Whittle’s first engine, the Power Jet W.1, was fitted to the British aircraft Gloster Meteor G.40. The first test flight took place on 15 May 1941, although, it did not become operational until 1944.

After the Second World War the jet engine gradually replaced the propeller in squadron after squadron of the RAF. The Canberra, Britain’s first jet bomber, entered service in 1951. This was the same year as the public information film Wing to Wing, showcased the RAF’s worldwide commitments and new jet aircraft.


Main Commentator: Strength in the air today decides the fate of nations. Air power must be ours where the cause of peace dictates, in the sky, over Hong Kong, over the sands of the Middle East. Only a little while ago air power helped keep the peace of Europe by bringing salvation to Berlin.

And now across the world to Asia, where those who fight terrorists in Malaya must be supplied by air. History comes roaring closer, with the Australian Meteors at work for the United Nations, over Korea.

The nerve centre of the R.A.F. is in London in the Air Ministry in Whitehall, where the Air Council meets to say when – and where – and how. The Secretary of State for Air, the Chief of the Air Staff and other members of the Air Council meet to decide policy.

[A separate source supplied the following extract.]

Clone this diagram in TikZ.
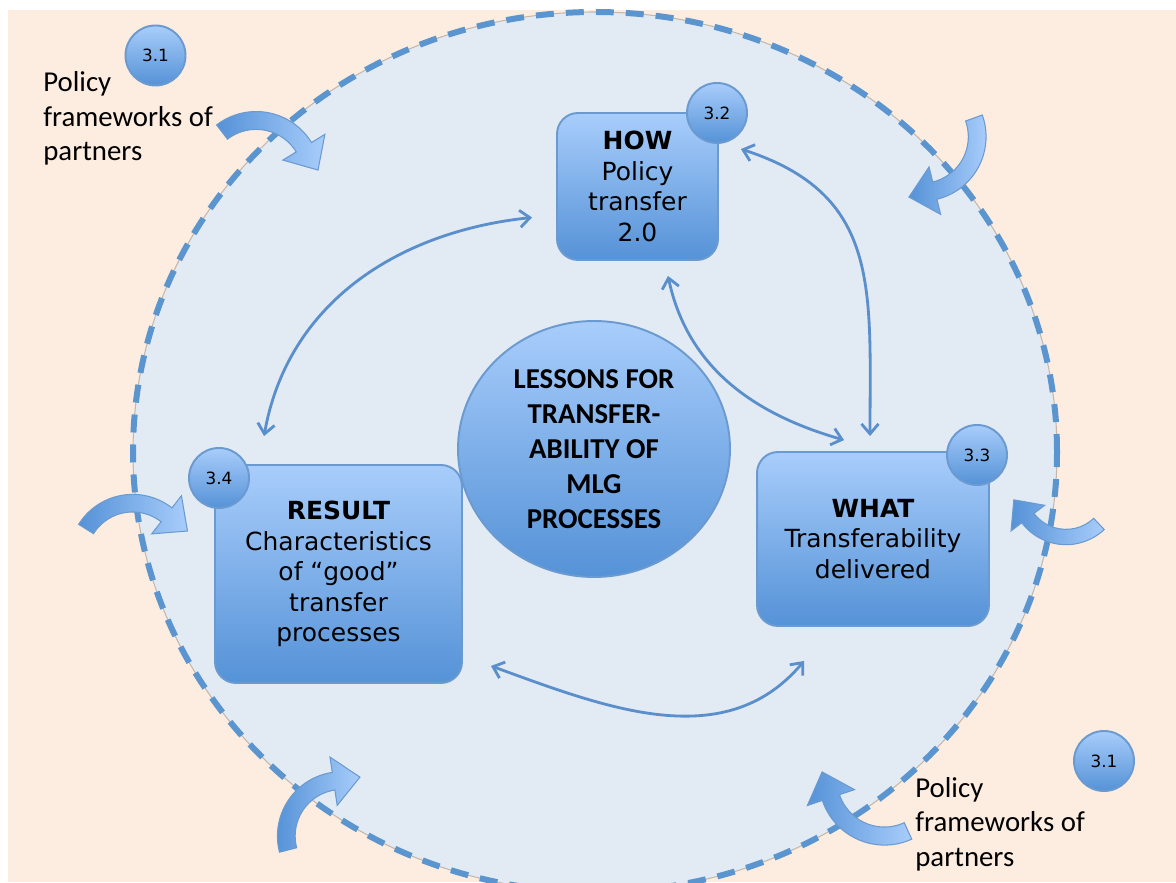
\documentclass[tikz,border=0pt]{standalone}
\usepackage{fontspec}
\setmainfont{DejaVu Sans}
\newfontfamily\calibri{Carlito}
\usetikzlibrary{arrows.meta,shapes.geometric}

\definecolor{peach}{HTML}{FDEDE0}
\definecolor{pale}{HTML}{E2EAF4}
\definecolor{rim}{HTML}{5B95CF}
\definecolor{rimshade}{HTML}{C4B8AC}
\definecolor{boxtop}{HTML}{A8CDFB}
\definecolor{boxbot}{HTML}{5592D7}
\definecolor{boxedge}{HTML}{6A9AD0}
\definecolor{linkblue}{HTML}{5B8FCC}

\newcommand{\bentarrow}[3]{%
	\begin{scope}[shift={#1}, rotate=#2, scale=#3]
		\path[draw=boxedge, line width=0.6pt, left color=boxbot, right color=boxtop, shift={(37.2,-33.5)}]
			(138:42) arc[start angle=138, end angle=42, radius=42] -- (42:28) -- (53.3,15.7)
			-- (42:72) -- (42:58) arc[start angle=42, end angle=138, radius=58] -- cycle;
	\end{scope}}

\begin{document}
\begin{tikzpicture}[x=0.02cm, y=0.02cm,
	box/.style={draw=boxedge, line width=1.1pt, rounded corners=0.42cm, top color=boxtop, bottom color=boxbot,
		align=center, inner sep=0pt, font=\fontsize{14.2}{17.3}\selectfont},
	badge/.style={circle, draw=boxedge, line width=1.1pt, top color=boxtop, bottom color=boxbot,
		minimum size=1.2cm, inner sep=0pt, font=\fontsize{9.6}{11}\selectfont},
	hub/.style={ellipse, draw=boxedge, line width=1.1pt, top color=boxtop, bottom color=boxbot,
		minimum width=5.44cm, minimum height=5.12cm, inner sep=0pt, align=center,
		font=\calibri\bfseries\fontsize{16.4}{19.9}\selectfont},
	note/.style={anchor=west, align=left, inner sep=0pt, font=\calibri\fontsize{16.4}{19.6}\selectfont},
	link/.style={draw=linkblue, line width=1.6pt, {Straight Barb[length=0.2cm, width=0.34cm]}-{Straight Barb[length=0.2cm, width=0.34cm]}}]

	\useasboundingbox (0,0) rectangle (1176,882);
	\clip (0,0) rectangle (1176,882);
	\fill[peach] (8,0) rectangle (1176,872);

	\fill[pale] (595,430) ellipse [x radius=462, y radius=440];
	\draw[rimshade, line width=0.6pt] (595,430) ellipse [x radius=462, y radius=440];
	\draw[rim, line width=0.12cm, dash pattern=on 0.36cm off 0.24cm] (595,430) ellipse [x radius=462, y radius=440];

	\bentarrow{(222,750)}{-10.5}{1.12}
	\bentarrow{(974,764)}{-118.3}{1.11}
	\bentarrow{(1099,358)}{175.3}{0.96}
	\bentarrow{(86,353)}{10}{1.1}
	\bentarrow{(288,32)}{56.5}{1.11}
	\bentarrow{(908,51)}{156.6}{1.13}

	\node[box, minimum width=3.22cm, minimum height=2.94cm] (how) at (637.5,695.5) {\textbf{HOW}\\Policy\\transfer\\2.0};
	\node[box, minimum width=4.64cm, minimum height=3.48cm] (what) at (873,343) {\textbf{WHAT}\\Transferability\\delivered};
	\node[box, minimum width=4.94cm, minimum height=4.36cm] (result) at (338.5,308) {\textbf{RESULT}\\Characteristics\\of “good”\\transfer\\processes};
	\node[hub] (lessons) at (594,433) {LESSONS FOR\\TRANSFER-\\ABILITY OF\\MLG\\PROCESSES};

	\node[badge] (n32) at (717,769) {3.2};
	\node[badge] (n33) at (977,427) {3.3};
	\node[badge] (n34) at (219,404) {3.4};
	\node[badge] (n31a) at (155.5,826.5) {3.1};
	\node[badge] (n31b) at (1104,121) {3.1};

	\node[note] (policya) at (43,763.5) {Policy\\frameworks of\\partners};
	\node[note] (policyb) at (915,58) {Policy\\frameworks of\\partners};

	\draw[link] ([shift={(50,28)}]result.north west) to[out=80, in=186] ([shift={(-24,-31)}]how.west);
	\draw[link] ([shift={(22,-37)}]how.north east) to[out=-18, in=90, looseness=1.2] ([shift={(-3,15)}]what.north);
	\draw[link] ([shift={(30.5,-15)}]how.south) to[out=-78, in=164] ([shift={(88,11)}]what.north west);
	\draw[link] ([shift={(28,18)}]result.south east) to[out=-20, in=230] ([shift={(48,-34)}]what.south west);

\end{tikzpicture}
\end{document}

Britain’s survival lies in the sea lanes and the traffic that flows along them. Today war has spread to the third dimension, and command of the sea entails command of the air above it. Coastal Command must scan the skies and search the seas. Their eyes reach further than ever in history. We now have the Shackleton Long Range Reconnaissance Aircraft flying further and staying aloft longer than any of her predecessors. Fighter Command now armed with something keener and swifter and more deadly to its foes than anything the last war ever saw. Speed is vital. Jets mean speed that takes a man and his machine nine miles in every minute – and more to come. That means new techniques on the ground too – new methods of control, new operations, new radar eyes.

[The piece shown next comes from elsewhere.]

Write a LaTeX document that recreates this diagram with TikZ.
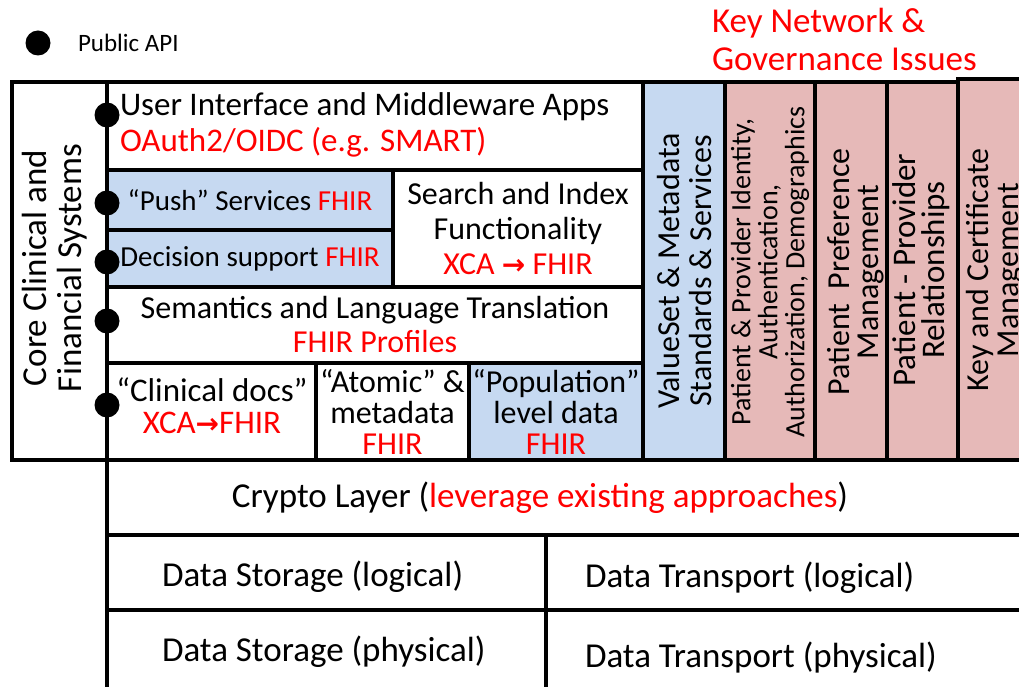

R.A.F Officer: “Operations”. “Tiger and oxo squadrons – scramble”.

Main Commentator: And more, new standards of human skill, the mass take-off that launches a squadron of Jets almost simultaneously into the air, from a crowded howling runway, like angry falcons.

The Meteor is faster than the Spitfire but the progress of development is also fast: the Meteor is to be replaced by new fighters such as the Swift and the P. 1067 – the fastest fighter flying today. Among the bombers Anglo-American co-operation is very close. After the war Britain decided to jump production straight from the Lincolns and the Lancasters to the Jets. Meanwhile, to ensure a striking force at all times the R.A.F. man these Washingtons, as we call the Super Fortresses. We have also provided bases for the United States Air Force, who operate such enormous airborne monsters as the B-36, most gigantic of bombers, a ten-engined battleship – six piston engines and four jets. And now the Jet Bombers of the R.A.F. are coming along. The Canberra is coming into squadron service – a sleek thing more beautiful to the eye than to the ear; which can fly twice as fast as the Lincoln and twice as high. The R.A.F’s tremendously powerful weapon-to-come is the Valient, the new four jet bomber, a magnificent example of British engineering.

In this disintegrated world we have, at last, found an integrated will for peace. The North Atlantic Treaty Organisation means an interlocking efficiency new to the history of this contending world. Now the mechanics of European defence are welded, under General Eisenhower and his Air Chief, Air Chief Marshall Saunders, who has the task of co-ordinating the growing efforts of all our neighbour lands to build their air strength. So the air, which covers without frontier or discrimination the surface of our Europe, becomes the Junction of our co-operative effort. The Vampires fly over Holland; the North Atlantic Treaty Organisation ignores the land frontiers so that each may be inviolate.

Those who live below, anchored to the anxious ground, watch the passage of the thing that means security to them and to us, and maybe to the world.

Our contribution is ourselves, and our brothers of the Commonwealth – the Canadians, the Australians, the New Zealanders, the South Africans – a glorious brotherhood of the air, the common element which is shared by all who breathe it, and share a love of freedom. Freedom to be maintained by such roaring things as these. Together, always together. Those who share the common sky of freedom – must protect, it, together.